Data Structure and Queries: The URL shortening service primarily needs to support key-value lookups (given a short URL, retrieve the corresponding long URL). The analytics service, on the other hand, needs to support a wider range of queries, such as calculating the number of clicks per URL over time. This may require a more flexible data model, like a time-series or column-oriented database.

Write Load: If your service is expected to handle a high volume of analytics data (e.g., recording an event each time a short URL is accessed), this could place a significant write load on the database. It may be beneficial to use a separate database that's optimized for write-heavy workloads for the analytics data.

Isolation: Using a separate database for the analytics data can provide better isolation. If there's an issue with the analytics database (e.g., it becomes overloaded or goes down), it won't affect the core functionality of the URL shortening service.

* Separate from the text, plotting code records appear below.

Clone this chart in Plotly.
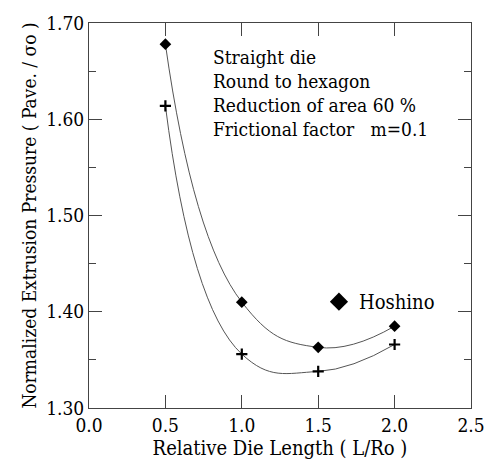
import plotly.graph_objects as go

# Data
length_ratio = [0.5, 1.0, 1.5, 2.0]
pressure_hoshino = [1.678, 1.410, 1.363, 1.385]
pressure_present = [1.614, 1.356, 1.338, 1.366]

condition_lines = ["Straight die", "Round to hexagon", "Reduction of area 60 %",
                   "Frictional factor   m=0.1"]

FONT = "'DejaVu Serif Condensed', 'DejaVu Serif', serif"
LINE_COLOR = "#555555"

fig = go.Figure()

fig.add_trace(go.Scatter(
    x=length_ratio, y=pressure_hoshino, mode="lines+markers",
    line=dict(shape="spline", smoothing=1.3, color=LINE_COLOR, width=1),
    marker=dict(symbol="diamond", size=9, color="black"),
    showlegend=False, name="Hoshino"))

fig.add_trace(go.Scatter(
    x=length_ratio, y=pressure_present, mode="lines+markers",
    line=dict(shape="spline", smoothing=1.3, color=LINE_COLOR, width=1),
    marker=dict(symbol="cross-thin", size=8, color="black",
                line=dict(width=2.2, color="black")),
    showlegend=False, name="Present"))

# legend-only entry with larger symbol
fig.add_trace(go.Scatter(
    x=[None], y=[None], mode="markers",
    marker=dict(symbol="diamond", size=14, color="black"),
    name="Hoshino", showlegend=True))

for i, txt in enumerate(condition_lines):
    fig.add_annotation(
        x=0.32, y=(408 - (52 + 24.3 * i)) / 391, xref="paper", yref="paper",
        text=txt, showarrow=False, xanchor="left", yanchor="middle",
        font=dict(family=FONT, size=19, color="black"))

fig.update_layout(
    width=497, height=467, autosize=False,
    margin=dict(l=89, r=14, t=17, b=59),
    paper_bgcolor="white", plot_bgcolor="white",
    font=dict(family=FONT, size=19, color="black"),
    legend=dict(x=0.602, y=(408 - 300) / 391, xanchor="left", yanchor="middle",
                bgcolor="rgba(0,0,0,0)", borderwidth=0,
                font=dict(family=FONT, size=20, color="black")),
)

fig.update_xaxes(
    range=[0, 2.5], dtick=0.5, tick0=0, tickformat=".1f",
    ticks="inside", ticklen=13, tickwidth=1, tickcolor="#444",
    showline=True, linecolor="#444", linewidth=1, mirror="ticks",
    showgrid=False, zeroline=False,
    tickfont=dict(family=FONT, size=19),
    title=dict(text="Relative Die Length ( L/Ro )", standoff=2,
               font=dict(family=FONT, size=20)))

fig.update_yaxes(
    range=[1.30, 1.70], dtick=0.1, tick0=1.3, tickformat=".2f",
    ticks="inside", ticklen=13, tickwidth=1, tickcolor="#444",
    minor=dict(dtick=0.05, ticks="inside", ticklen=7, tickcolor="#444", showgrid=False),
    showline=True, linecolor="#444", linewidth=1, mirror="ticks",
    showgrid=False, zeroline=False,
    tickfont=dict(family=FONT, size=19),
    title=dict(text="Normalized Extrusion Pressure ( Pave. / σo )", standoff=4,
               font=dict(family=FONT, size=19)))

fig.write_html("out.html")
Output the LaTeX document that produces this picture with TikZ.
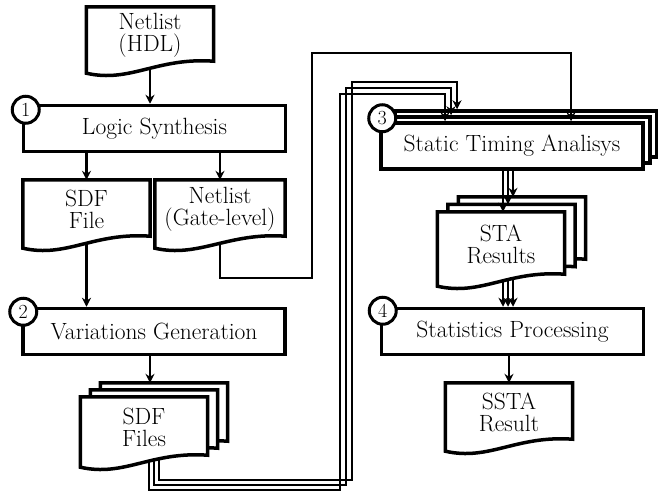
\documentclass[tikz,border=0pt]{standalone}
\usetikzlibrary{arrows.meta,calc}
\pgfdeclarelayer{back}
\pgfdeclarelayer{wires}
\pgfdeclarelayer{docs}
\pgfsetlayers{back,wires,docs,main}
\newcommand\docpath[1]{(#1.north west) -- (#1.north east) -- ($(#1.south east)+(0,-2)$) .. controls +(-57,-4) and +(44,10) .. ($(#1.south west)+(0,10)$) -- cycle}
\tikzset{
  txt/.style={font=\fontsize{23.5}{22}\selectfont},
  procbox/.style={txt, draw, line width=3.5pt, fill=white, minimum width=262pt, minimum height=46pt, inner sep=0pt},
  docnode/.style={txt, align=center, minimum width=127pt, minimum height=58pt, inner sep=0pt},
  docline/.style={draw, line width=3.5pt, fill=white},
  numcirc/.style={circle, draw, line width=3pt, fill=white, minimum size=27pt, inner sep=0pt, font=\fontsize{20}{20}\selectfont},
  wire/.style={line width=2.4pt},
  arr/.style={wire, -{Stealth[length=9pt,width=9pt,inset=3pt]}},
}
\begin{document}
\begin{tikzpicture}[x=1pt,y=-1pt]
\useasboundingbox (0,0) rectangle (658,493);

% process boxes
\node[procbox] (logic) at (154.5,128.5) {Logic Synthesis};
\node[procbox] (vg) at (154,331.5) {Variations Generation};
\begin{pgfonlayer}{back}
  \node[procbox] (staC) at (526,134) {};
  \node[procbox] (staB) at (519,140) {};
\end{pgfonlayer}
\node[procbox] (staA) at (512,146) {Static Timing Analisys};
\node[procbox] (sp) at (512.5,331.5) {Statistics Processing};

% documents
\node[docnode, minimum height=56pt] (hdl) at (150,35) {Netlist\\(HDL)};
\node[docnode] (sdf1) at (86.5,209) {SDF\\File};
\node[docnode, minimum width=130pt] (netg) at (220,209) {Netlist\\(Gate-level)};
\node[docnode, minimum height=60pt] (sdfsC) at (164,413) {};
\node[docnode, minimum height=60pt] (sdfsB) at (154,420) {};
\node[docnode, minimum height=60pt] (sdfsA) at (144,427) {SDF\\Files};
\node[docnode, minimum height=64pt] (resC) at (522,229) {};
\node[docnode, minimum height=64pt] (resB) at (511.5,236.5) {};
\node[docnode, minimum height=64pt] (resA) at (501,244) {STA\\Results};
\node[docnode] (ssta) at (509,412) {SSTA\\Result};

\begin{pgfonlayer}{back}
  \path[docline] \docpath{sdfsC};
  \path[docline] \docpath{sdfsB};
  \path[docline] \docpath{resC};
  \path[docline] \docpath{resB};
\end{pgfonlayer}
\begin{pgfonlayer}{docs}
  \path[docline] \docpath{hdl};
  \path[docline] \docpath{sdf1};
  \path[docline] \docpath{netg};
  \path[docline] \docpath{sdfsA};
  \path[docline] \docpath{resA};
  \path[docline] \docpath{ssta};
\end{pgfonlayer}

% step numbers
\node[numcirc] (n1) at ($(logic.north west)+(4,6)$) {1};
\node[numcirc] (n2) at ($(vg.north west)+(2,5)$) {2};
\node[numcirc] (n3) at ($(staA.north west)+(3,-3)$) {3};
\node[numcirc] (n4) at ($(sp.north west)+(3,4)$) {4};

% connectors
\begin{pgfonlayer}{wires}
  \draw[arr] (hdl.south) -- (hdl.south |- logic.north);
  \draw[arr] (sdf1.north |- logic.south) -- (sdf1.north);
  \draw[arr] (netg.north |- logic.south) -- (netg.north);
  \draw[arr] (sdf1.south) -- (sdf1.south |- vg.north);
  \coordinate (v1) at ($(vg.south)+(-4,0)$);
  \draw[arr] (v1) -- (v1 |- sdfsC.north);
  % netlist to STA
  \draw[arr] (netg.south) |- (312,278) -- (312,53) -| ($(staA.north)+(59,0)$);
  % SDF files to STA
  \draw[arr] ($(sdfsA.south)+(5,0)$) |- (340,490) -- (340,94) -| ($(staA.north)+(-67,0)$);
  \draw[arr] ($(sdfsA.south)+(10,0)$) |- (346,485) -- (346,88) -| ($(staB.north)+(-68,0)$);
  \draw[arr] ($(sdfsA.south)+(15,0)$) |- (352,480) -- (352,82) -| ($(staC.north)+(-69,0)$);
  % STA to results
  \draw[arr] ($(staA.south)+(-9,0)$) -- ($(resA.north)+(2,0)$);
  \draw[arr] ($(staB.south)+(-11,0)$) -- ($(resB.north)+(-3.5,0)$);
  \draw[arr] ($(staC.south)+(-13,0)$) -- ($(resC.north)+(-9,0)$);
  % results to statistics
  \coordinate (r1) at ($(resA.south)+(2,0)$);
  \coordinate (r2) at ($(resB.south)+(-3.5,0)$);
  \coordinate (r3) at ($(resC.south)+(-9,0)$);
  \draw[arr] (r1) -- (r1 |- sp.north);
  \draw[arr] (r2) -- (r2 |- sp.north);
  \draw[arr] (r3) -- (r3 |- sp.north);
  % statistics to result
  \draw[arr] (ssta.north |- sp.south) -- (ssta.north);
\end{pgfonlayer}
\end{tikzpicture}
\end{document}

Based on these factors, it's common to use a separate database for analytics data. For example, you might use a key-value or document database (like DynamoDB or MongoDB) for the URL shortening service, and a time-series database (like InfluxDB) or column-oriented database (like Cassandra) for the analytics service.

However, using multiple databases can also increase the complexity of your system, and it may not be necessary if your application's scale doesn't justify it. For a smaller-scale application, it might be simpler to use the same database for both the URL shortening and analytics services and rely on database features (like indexes) to support the required queries and handle the write load.